The Cr-48 and Chrome OS: Google's vision of the net
Posted Jan 23, 2011 2:45 UTC (Sun) by
jhs (guest, #12429)
In reply to:
The Cr-48 and Chrome OS: Google's vision of the net by njs
Parent article:
The Cr-48 and Chrome OS: Google's vision of the net
I think your assessment is close enough so that further nitpicking of the minutia wouldn't be productive. Two final thoughts:
- If an improvement to the architecture is possible, the community would likely be very open to that. That would be a big change, requiring good justification, but the community is very open and flexible. I think the main problem right now is, tooling ("merge" libraries, development/debugging tools) is so much more primitive than the core database, that it's somewhat moot. The wiki's description of conflict resolution is a piece of pseudocode. In the future, it will say "If you use C, use this library; if you use Ruby, use this other." When that happens, the pain point of the history graph may become dominant.

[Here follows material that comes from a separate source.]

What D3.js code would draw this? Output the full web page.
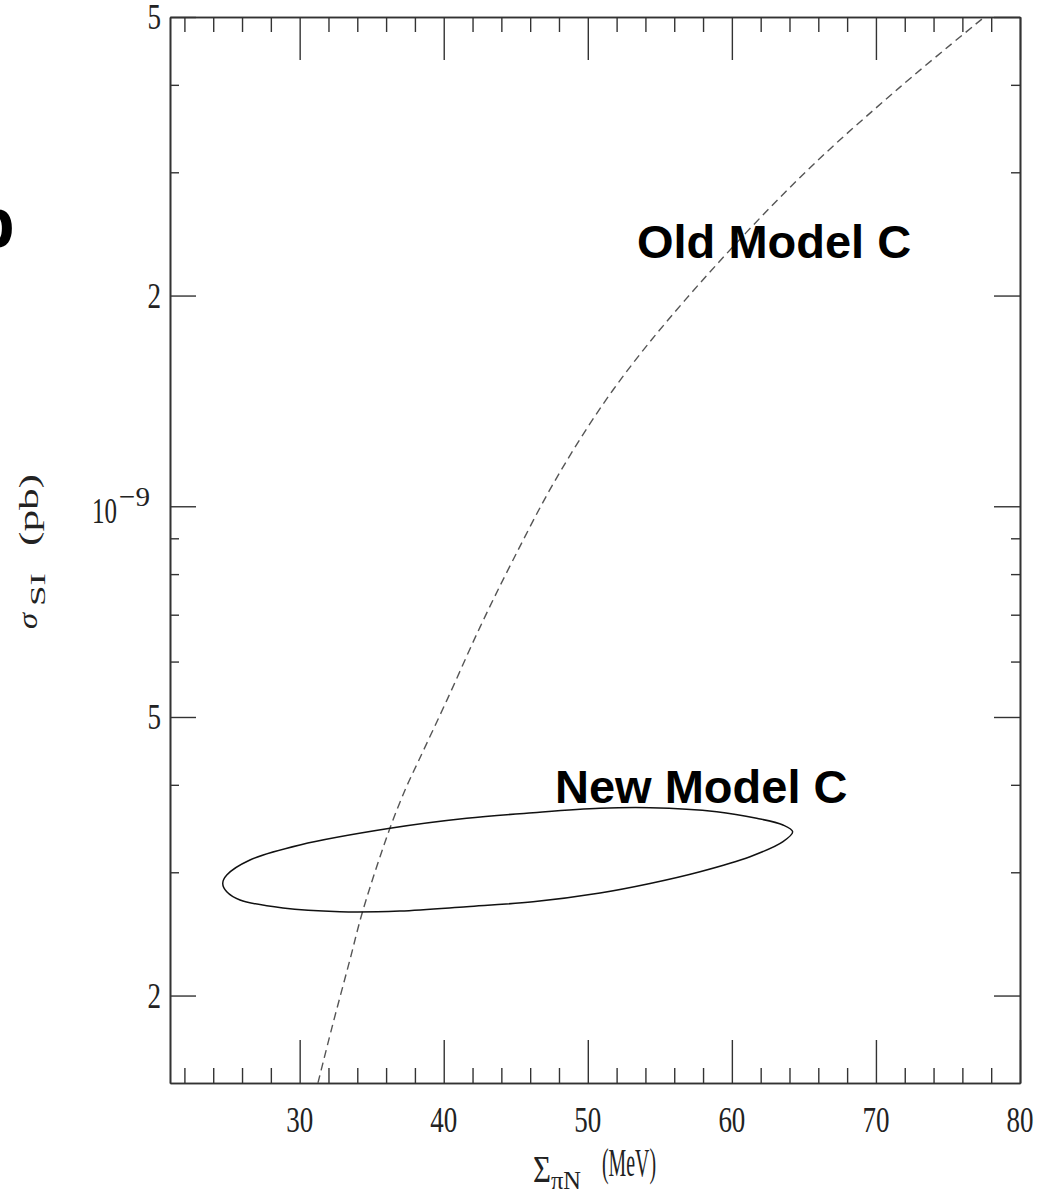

- Tracking true "merges" is possible in "user space" if you will. Like a shadow government, the client can simply track its own history graph using its own mechanism. (In this case, it's just like Couch except merges are recorded as such.) The data is simply a normal key/val part of the record. If the algorithm proves to be superior, it could be baked into couch. (The advantage of Couch's revision tree is, like Unix dotfiles, it is not transmitted to the client unless explicitly requested. Otherwise it's a normal key/val datum called IIRC `revs_info`.)